I don’t want to hear the word ‘succulent’ again for at least another year.
And besides, we all know the perfect way to cook the turkey is to get someone else to do it, of course!
That said, the next few days do require a bit of skilful navigating if you want to emerge with your nerves intact, and to remain on good terms with your nearest and dearest.
It’s an emotionally heightened time of the year and there’s ticking time bombs waiting to explode when you least expect it.
Tread carefully!
To anyone with house guests for Christmas, I take my hat off to you.
If there’s still time, I strongly advise withdrawing the invite – do whatever it takes, say you’ve all come down with a deadly vomiting bug or that you’ve decided to move to Australia.
In fact, perhaps move to Australia, because I feel that would be an easier option.
I enjoy having visitors but I always need them to go home to their own beds.
It’s non-negotiable (and just in case, it will be written in small print on your invite).
It’s not the guests, but the disorder that’s created if you’re not set up properly for them, which we’re not, that gets to me.
Cousin sleepovers I can handle and actually adore but not proper grown-ups, because I don’t have enough ‘good’ towels or bed linen to stretch past two days, and having to make conversation over breakfast is too much for me.
Basically, if you don’t enjoy Coco Pops for breakfast I don’t think you’re going to give my gaff a good review.
Now, even if you’re only hosting gatherings and soirees it can still be a lot, so my next tip is this: think before you speak, pause, have another think, and only if you’re confident of not causing any offence, should you proceed.
In fact, that’s something to keep in mind all year round.
So for example when someone gives you a gift, regardless of what it is (for example if it’s the same thing they gave you last year, or if it’s what you gave them the year before) the only acceptable reply as an adult is: ‘Oh thanks for thinking of me’ not ‘Oh I have that already.’
Personally, I’m with Roy Keane, who insists that anyone over the age of 15 doesn’t need gifts but that’s another conversation.
Other things you should never say include: The turkey was nicer last year; Are you really wearing that?

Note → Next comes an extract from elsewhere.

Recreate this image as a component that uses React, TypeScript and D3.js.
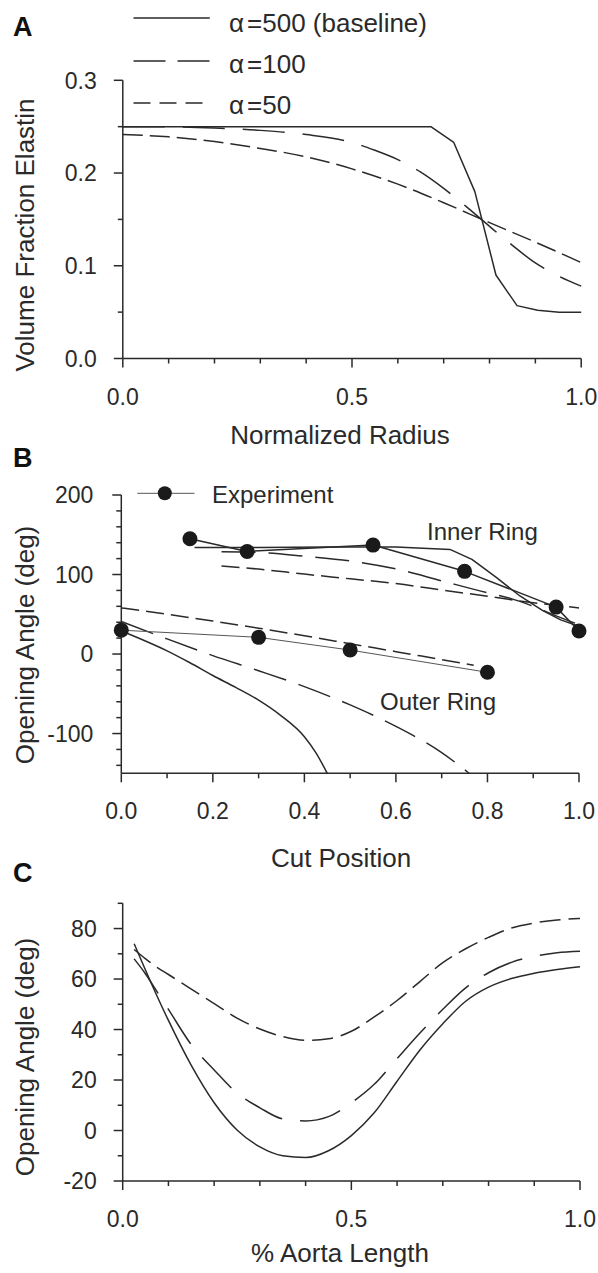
import React from "react";
import * as d3 from "d3";

// ---------- Panel A: elastin volume fraction across the wall ----------
const radius500 = [0, 0.672, 0.722, 0.768, 0.814, 0.86, 0.905, 0.952, 1.0];
const elastin500 = [0.25, 0.25, 0.233, 0.18, 0.09, 0.057, 0.052, 0.05, 0.05];
const radius100 = [0, 0.1, 0.2, 0.3, 0.4, 0.5, 0.55, 0.6, 0.65, 0.7, 0.75, 0.8, 0.85, 0.9, 0.95, 1.0];
const elastin100 = [0.25, 0.2498, 0.2485, 0.246, 0.2415, 0.233, 0.2245, 0.2145, 0.201, 0.1835, 0.1635, 0.1425, 0.122, 0.103, 0.089, 0.078];
const radius50 = [0, 0.1, 0.2, 0.3, 0.4, 0.5, 0.6, 0.7, 0.8, 0.9, 1.0];
const elastin50 = [0.2415, 0.239, 0.234, 0.2265, 0.2175, 0.2045, 0.188, 0.168, 0.1465, 0.1255, 0.1035];
const legendLabelsA = ["=500 (baseline)", "=100", "=50"];

// ---------- Panel B: opening angle vs cut position ----------
const innerExpCut = [0.15, 0.275, 0.55, 0.75, 0.95, 1.0];
const innerExpAngle = [145, 129, 137, 104, 59, 29];
const outerExpCut = [0, 0.3, 0.5, 0.8];
const outerExpAngle = [30, 21, 5, -23];

const inner500Cut = [0.16, 0.3, 0.45, 0.6, 0.718, 0.766, 0.82, 0.871, 0.92, 0.96, 1.0];
const inner500Angle = [134, 134, 134.5, 134.5, 131.6, 119, 96, 73, 55, 43, 35];
const inner100Cut = [0.219, 0.3, 0.4, 0.5, 0.6, 0.7, 0.8, 0.85, 0.9, 0.95, 1.0];
const inner100Angle = [128.7, 127.8, 123, 117, 107, 92, 77, 70, 60, 48, 37];
const inner50Cut = [0.219, 0.3, 0.4, 0.5, 0.6, 0.7, 0.8, 0.9, 1.0];
const inner50Angle = [110.6, 106.8, 100.5, 94.6, 88.6, 80.6, 72.6, 64.5, 58];

const outer500Cut = [0, 0.05, 0.1, 0.15, 0.2, 0.25, 0.3, 0.35, 0.4, 0.425, 0.45];
const outer500Angle = [29, 17, 4, -11, -27, -42, -58, -78, -104, -124, -150];
const outer100Cut = [0, 0.1, 0.2, 0.3, 0.4, 0.5, 0.6, 0.7, 0.76];
const outer100Angle = [41, 19, -2, -21, -41, -64, -91, -124, -150];
const outer50Cut = [0, 0.1, 0.2, 0.3, 0.4, 0.5, 0.6, 0.7, 0.77];
const outer50Angle = [58, 50, 41.5, 32.5, 23, 13, 3, -7, -14];

// ---------- Panel C: opening angle along the aorta ----------
const aortaPos = [0.025, 0.05, 0.075, 0.1, 0.15, 0.2, 0.25, 0.3, 0.35, 0.4, 0.45, 0.5, 0.55, 0.6, 0.65, 0.7, 0.75, 0.8, 0.85, 0.9, 0.95, 1.0];
const aorta500 = [74, 63.5, 53.3, 43.6, 25.8, 11.0, 0.2, -6.5, -10.0, -10.7, -8.0, -2, 7, 19.5, 31.9, 42.3, 51.2, 56.8, 60.2, 62.3, 63.8, 64.9];
const aorta100 = [68, 62, 55, 48, 34, 24, 14.8, 9, 4.6, 3.8, 5.5, 11, 18.3, 28.5, 38.6, 48, 56.5, 62.5, 66.6, 69, 70.4, 71];
const aorta50 = [71.7, 68, 64.6, 61.8, 56, 50.3, 44.5, 40.2, 37.2, 35.7, 36.3, 39.3, 45, 51.5, 59, 66.5, 72, 76.5, 80.2, 82.2, 83.4, 84];

const FONT = "'Liberation Sans', Arial, Helvetica, sans-serif";
const INK = "#2a2a2a";
const LINE_W = 1.5;
const TICK_FONT = 23;

type Pt = [number, number];
const zip = (xs: number[], ys: number[]): Pt[] => xs.map((x, i) => [x, ys[i]]);

type Scale = d3.ScaleLinear<number, number>;

function XAxis({ x, y, major, minor, fmt }: { x: Scale; y: number; major: number[]; minor: number[]; fmt: (v: number) => string }) {
  const [r0, r1] = x.range();
  return (
    <g>
      <line x1={r0} x2={r1} y1={y} y2={y} stroke={INK} strokeWidth={LINE_W} />
      {minor.map((t) => (
        <line key={"m" + t} x1={x(t)} x2={x(t)} y1={y} y2={y + 5} stroke={INK} strokeWidth={LINE_W} />
      ))}
      {major.map((t) => (
        <g key={"M" + t}>
          <line x1={x(t)} x2={x(t)} y1={y} y2={y + 9} stroke={INK} strokeWidth={LINE_W} />
          <text x={x(t)} y={y + 46} textAnchor="middle" fontSize={TICK_FONT} fill={INK} fontFamily={FONT}>
            {fmt(t)}
          </text>
        </g>
      ))}
    </g>
  );
}

function YAxis({ yScale, x, major, minor, fmt, labelGap }: { yScale: Scale; x: number; major: number[]; minor: number[]; fmt: (v: number) => string; labelGap: number }) {
  const [r0, r1] = yScale.range();
  return (
    <g>
      <line x1={x} x2={x} y1={r0} y2={r1} stroke={INK} strokeWidth={LINE_W} />
      {minor.map((t) => (
        <line key={"m" + t} x1={x - 5} x2={x} y1={yScale(t)} y2={yScale(t)} stroke={INK} strokeWidth={LINE_W} />
      ))}
      {major.map((t) => (
        <g key={"M" + t}>
          <line x1={x - 9} x2={x} y1={yScale(t)} y2={yScale(t)} stroke={INK} strokeWidth={LINE_W} />
          <text x={x - labelGap} y={yScale(t) + 8.2} textAnchor="end" fontSize={TICK_FONT} fill={INK} fontFamily={FONT}>
            {fmt(t)}
          </text>
        </g>
      ))}
    </g>
  );
}

function Series({ d, dash, width = LINE_W, color = INK }: { d: string | null; dash?: string; width?: number; color?: string }) {
  return <path d={d ?? ""} fill="none" stroke={color} strokeWidth={width} strokeDasharray={dash} strokeLinejoin="round" />;
}

function YTitle({ x, y, text }: { x: number; y: number; text: string }) {
  return (
    <text transform={`translate(${x},${y}) rotate(-90)`} textAnchor="middle" fontSize={26} fill={INK} fontFamily={FONT}>
      {text}
    </text>
  );
}

function XTitle({ x, y, text }: { x: number; y: number; text: string }) {
  return (
    <text x={x} y={y} textAnchor="middle" fontSize={26} fill={INK} fontFamily={FONT}>
      {text}
    </text>
  );
}

function PanelLetter({ y, text }: { y: number; text: string }) {
  return (
    <text x={13} y={y} fontSize={27} fontWeight="bold" fill="#111" fontFamily={FONT}>
      {text}
    </text>
  );
}

export default function App() {
  // Panel A scales
  const xA = d3.scaleLinear().domain([0, 1]).range([122.8, 581.2]);
  const yA = d3.scaleLinear().domain([0, 0.3]).range([358.5, 80.3]);
  const lineA = (curve: d3.CurveFactory) => d3.line<Pt>().x((p) => xA(p[0])).y((p) => yA(p[1])).curve(curve);

  // Panel B scales
  const xB = d3.scaleLinear().domain([0, 1]).range([121.3, 579]);
  const yB = d3.scaleLinear().domain([-150, 200]).range([773.3, 495]);
  const lineB = (curve: d3.CurveFactory) => d3.line<Pt>().x((p) => xB(p[0])).y((p) => yB(p[1])).curve(curve);

  // Panel C scales
  const xC = d3.scaleLinear().domain([0, 1]).range([122.7, 580]);
  const yC = d3.scaleLinear().domain([-20, 90]).range([1181, 903.3]);
  const lineC = d3.line<Pt>().x((p) => xC(p[0])).y((p) => yC(p[1])).curve(d3.curveMonotoneX);

  const f1 = d3.format(".1f");
  // integer labels with a plain hyphen for negatives
  const f0 = (v: number) => d3.format("d")(v).replace("\u2212", "-");
  const tenths = d3.range(0, 11).map((i) => i / 10);

  const longA = "42 18";
  const shortA = "20 7";
  const longB = "34 13";
  const shortB = "18 7";
  const longC = "42 18";
  const shortC = "21 8";

  const legendY = [18, 61, 103];
  const legendBase = [32, 73, 114];
  const legendDash = [undefined, "32 12", "17 9"];

  return (
    <svg width={598} height={1273} viewBox="0 0 598 1273" style={{ position: "absolute", left: 0, top: 0, background: "#fff" }}>
      <rect x={0} y={0} width={598} height={1273} fill="#fff" />

      {/* ---------- A ---------- */}
      <PanelLetter y={36} text="A" />
      {legendLabelsA.map((lab, i) => (
        <g key={lab}>
          <line x1={133.5} x2={209.8} y1={legendY[i]} y2={legendY[i]} stroke={INK} strokeWidth={LINE_W} strokeDasharray={legendDash[i]} />
          <text x={229} y={legendBase[i]} fontSize={26} fill={INK} fontFamily={FONT}>
            α<tspan dx={3}>{lab}</tspan>
          </text>
        </g>
      ))}
      <YAxis yScale={yA} x={122.8} major={[0, 0.1, 0.2, 0.3]} minor={[0.05, 0.15, 0.25]} fmt={f1} labelGap={26} />
      <XAxis x={xA} y={358.5} major={[0, 0.5, 1]} minor={tenths.filter((t) => t !== 0 && t !== 0.5 && t !== 1)} fmt={f1} />
      <Series d={lineA(d3.curveLinear)(zip(radius500, elastin500))} />
      <Series d={lineA(d3.curveMonotoneX)(zip(radius100, elastin100))} dash={longA} />
      <Series d={lineA(d3.curveMonotoneX)(zip(radius50, elastin50))} dash={shortA} />
      <YTitle x={34} y={235} text="Volume Fraction Elastin" />
      <XTitle x={340} y={444} text="Normalized Radius" />

      {/* ---------- B ---------- */}
      <PanelLetter y={467} text="B" />
      <YAxis yScale={yB} x={121.3} major={[-100, 0, 100, 200]} minor={d3.range(-140, 200, 20).filter((t) => t % 100 !== 0)} fmt={f0} labelGap={28} />
      <XAxis x={xB} y={773.3} major={[0, 0.2, 0.4, 0.6, 0.8, 1]} minor={[0.1, 0.3, 0.5, 0.7, 0.9]} fmt={f1} />
      <Series d={lineB(d3.curveLinear)(zip(inner500Cut, inner500Angle))} />
      <Series d={lineB(d3.curveMonotoneX)(zip(inner100Cut, inner100Angle))} dash={longB} />
      <Series d={lineB(d3.curveMonotoneX)(zip(inner50Cut, inner50Angle))} dash={shortB} />
      <Series d={lineB(d3.curveMonotoneX)(zip(outer500Cut, outer500Angle))} />
      <Series d={lineB(d3.curveMonotoneX)(zip(outer100Cut, outer100Angle))} dash={longB} />
      <Series d={lineB(d3.curveMonotoneX)(zip(outer50Cut, outer50Angle))} dash={shortB} />
      <Series d={lineB(d3.curveLinear)(zip(innerExpCut, innerExpAngle))} />
      <Series d={lineB(d3.curveLinear)(zip(outerExpCut, outerExpAngle))} width={1} color="#555" />
      {zip(innerExpCut, innerExpAngle).concat(zip(outerExpCut, outerExpAngle)).map((p, i) => (
        <circle key={i} cx={xB(p[0])} cy={yB(p[1])} r={7.5} fill="#1a1a1a" />
      ))}
      <line x1={137.3} x2={194.5} y1={493.3} y2={493.3} stroke="#555" strokeWidth={1} />
      <circle cx={164.8} cy={493.3} r={7} fill="#1a1a1a" />
      <text x={212} y={503} fontSize={24} fill={INK} fontFamily={FONT}>Experiment</text>
      <text x={427} y={540} fontSize={24} fill={INK} fontFamily={FONT}>Inner Ring</text>
      <text x={380} y={710} fontSize={24} fill={INK} fontFamily={FONT}>Outer Ring</text>
      <YTitle x={34} y={645} text="Opening Angle (deg)" />
      <XTitle x={341} y={867} text="Cut Position" />

      {/* ---------- C ---------- */}
      <PanelLetter y={882} text="C" />
      <YAxis yScale={yC} x={122.7} major={[-20, 0, 20, 40, 60, 80]} minor={[-10, 10, 30, 50, 70, 90]} fmt={f0} labelGap={26} />
      <XAxis x={xC} y={1181} major={[0, 0.5, 1]} minor={tenths.filter((t) => t !== 0 && t !== 0.5 && t !== 1)} fmt={f1} />
      <Series d={lineC(zip(aortaPos, aorta500))} />
      <Series d={lineC(zip(aortaPos, aorta100))} dash={longC} />
      <Series d={lineC(zip(aortaPos, aorta50))} dash={shortC} />
      <YTitle x={34} y={1057} text="Opening Angle (deg)" />
      <XTitle x={340} y={1262} text="% Aorta Length" />
    </svg>
  );
}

I see you haven’t painted the house yet; Have you put on a bit of ...? Engage the brain, everyone!
If it means you all sit around in silence, so be it.
At least it will be companionable silence, and if you’re really stuck, you can chat about how mild it is.
• My other big tip is to know the one that is one too many.
So that could be everything from a Baileys, to a lie-in, to a mince pie, to whatever.
I know I encouraged us all to chill out but a little balance is required, and I hate to say it but a bit of routine is a great thing.
So, too much food, drink, lying about, sleep etc will most certainly leave you feeling out of sorts and a bit cranky after even just a few days.
I’m reminded of my dad who used to always start power washing around the house on Stephen’s Day afternoon (or he might hold out until the day after).
He just couldn’t manage any more down time, and had to do something before coming into watch some random documentary on TG4.
I used to think there was something wrong with him but I think he was onto something.
I mightn’t take out the power washer, but if it’s dry I might do a bit of yard brushing.
What? I’ll be a nicer person for it!
• After that, the success of the season really all comes down to fresh air, and lots of it.
Get out for that walk, or jump on your bike. Jump on the trampoline, hit a sliotar against the wall, or hop into the sea.
Better still, force everyone else in the house out for a hike and you can catch your breath ... ‘Home Alone.’
Finally, Happy Christmas to my readers and remember ... it will all be grand!